На 5-й день осады к западной стене подошли скрытно два сарта и подали знак, что имеют нечто сказать. Их провели к коменданту. Оказалось, что они присланы от одного преданного нам аксакала с предложением доставить в цитадель провизию – баранов, молока, хлеба. Одного из них задержали, а другого послали за аксакалом. Действительно, старик явился и, кроме провизии, обещал доставить командующему войсками записку.
На другой день рано утром въехал в ворота молодой джигит, с важной осанкой и торжествующим выражением лица: у него в сокровенном месте хранился клочок бумажки, возвещавший радостную весть. Джигит привез от Кауфмана записку на немецком языке, следующего содержания: «Держитесь, завтра я буду у вас!». Майор Шеметилло обошел с этой запиской кругом все стены, читал ее на каждом посту по несколько раз и благодарил защитников в самых теплых выражениях. Трудно передать, что за тем последовало: истощенные борьбой и голодом страдальцы воспрянули духом, солдаты целовались, как в праздник Христов, многие только крестились или шепотом читали молитвы…
Наступила ночь. В цитадели никто не спал, тревожно прислушивались к каждому шороху. Вдруг среди ночной тишины на темно-синем небе взвилась ракета, вестница освобождения. На этот раз она как-то особенно медленно поднялась, так что все могли ее заметить, взвилась, лопнула и рассыпалась множеством искр. Ее появление не вызывало шумных восторгов, солдаты лишь перекрестились да сотворили про себя молитву.
Как раньше сказано, войска генерала Кауфмана уже в Каты-Кургане получили тревожное известие о Самарканде. На ночлеге в Карасу явился к генералу бек соседнего городка и сообщил ужасные подробности осады. За 18 верст до Самарканда наши уже различали канонаду, и тут только впервые было получено донесение майора Штемпеля, седьмое по счету из посланных им. Вечером 7-го июня войска генерала Кауфмана стали лагерем у городских садов, толпы вооруженных еще бродили вокруг города. Тремя колоннами отряд вступил на другой день в Самарканд с разных сторон, защитники цитадели сделали в это время вылазку. Пальба не прекращалась, пока отдельные отряды не выжгли половины города и обошли его кругом по главным улицам. К 12-ти часам для все было кончено: пальба утихла, над грудами развалин дымились густые черные облака, это горел базар. Въехав в городские ворота, генерал должен был остановится, пока саперы разбирали грозный завал, сложенный из мешков. Через амбразуру зловеще выглядывала пушка, между зубцами на башнях стояли стрелки с заряженными ружьями. Такова была первая встреча защитников с генералом.
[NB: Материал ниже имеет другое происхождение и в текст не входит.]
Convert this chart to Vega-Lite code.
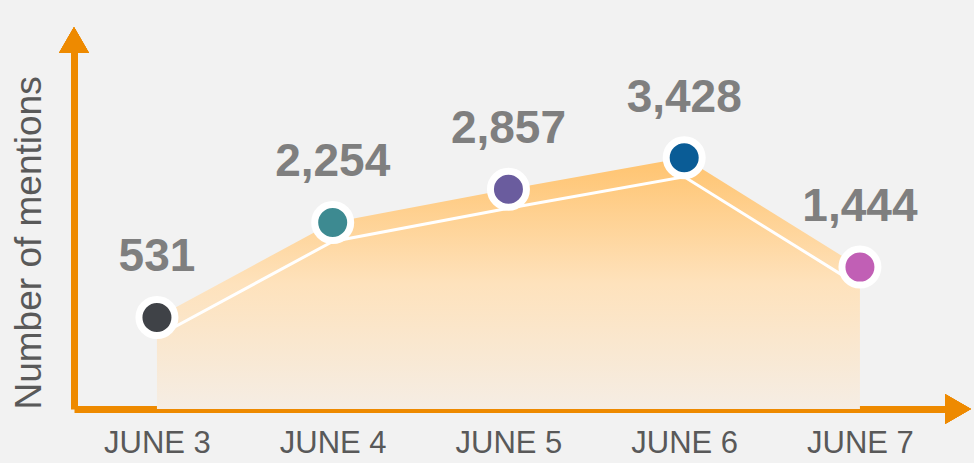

Впереди ворот стояли разрушенные сакли, валялись обгорелые трупы, окруженные голодными собаками. Тяжелый смрад от трупов, едкий запах гари – все вместе напоминало о тяжелых пережитых днях. Лошади фыркали, становились на дабы. Наконец угол завала был очищен, генерал подъехал к саперам и слабосильным 9-го батальона, тут же стояли Назаров, Шеметилло. Генерал долго с ним говорил, но тихая их беседа не слышна была: здесь, впереди и сзади, гремело восторженное «ура!», как оставшихся в живых, измученных и голодных защитников, так и тех, которые явились избавителями, то было братское задушевное свидание сроднившихся в боях и походах туркестанцев…
Вся долина Зарявшана с трепетом ждала наступления грозы.
Шахрисябзцы сидели в своем гнезде смирно, самаркандцы явились с повинной, эмир, по слухам, скрылся в пески Кызыл-Кума. Через неделю привезли от него письмо, которое оканчивалось такими словами: «Теперь мне остается только одно, собрать все войско и пушки, отдать все это Белому Царю и просить, чтобы он позволил мне отправиться в Мекку на поклонение. Я чувствую, что смерть моя близка». Так как Белый Царь не желал новых завоеваний, то мир был скоро заключен. Самарканд и Каты-Курган остались за нами, эмир обязался заплатить все военные издержки, что составляло полмиллиона рублей, освободить всех невольников, дозволить русским подданным у себя торговать, заводить конторы, держать приказчиков и строить караван-сараи.
Заключенный с бухарцами мир поддерживается до сих пор.